Note that formula grant applications don't count because they're typically fill-in-the-blank applications with guaranteed funding based on a preset formula. (For example, if your school district has 300 children enrolled and the state department of education has formula money allocated on a per-pupil basis —$2,000 per student — filling out a formula grant application gets the district $600,000.) Only competitive grant applications are calculated in your win rate.
Say you wrote and submitted 12 competitive grant applications in the last calendar year. Out of the 12 applications you submitted, 9 were funded. Because 9 is 75 percent of 12, that means your win rate for the past calendar year is 75 percent.
To determine whether that's a good win rate, check out the following chart:
|Win Rate||Translation||What Your Rate Means to an Employer or Client|
|0–29%||Failure||Either this individual does not write many grant requests or
writes them badly!
This individual is either a time waster or a resource waster.
Fire, do not promote, or do not contract with this grant writer.
|30–49%||Barely performing||This individual has a poor track record for bringing in grant
We pay or contract with this person for full-time work; however, our return on investment is under 50%.
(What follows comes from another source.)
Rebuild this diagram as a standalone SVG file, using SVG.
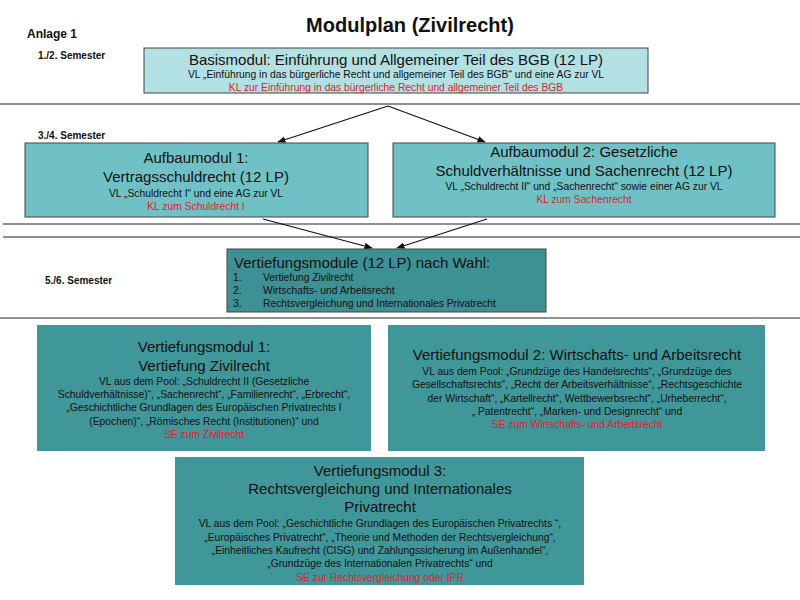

Red flag; start requiring a monthly work plan to see if we're getting what we're paying for. If not, fire, do not promote, or do not contract with this grant writer.
|50–74%||Satisfactory||This individual is bringing dollars in our door.
This individual is working hard to increase our return on investment.
What resources can we provide to help this individual increase our return on investment?
|75–90%||Good||We have made a good investment.
Our return on investment is high.
This individual is continually bringing dollars in our door.
How can we acknowledge our appreciation for having made the right choice?
|91–100%||Guru status||We got lucky when we hired or contracted with this
We have definite proof of a high return on our investment in this individual.
We can't pay this individual her true worth; she will likely be looking for a higher paying job or contract in the near future.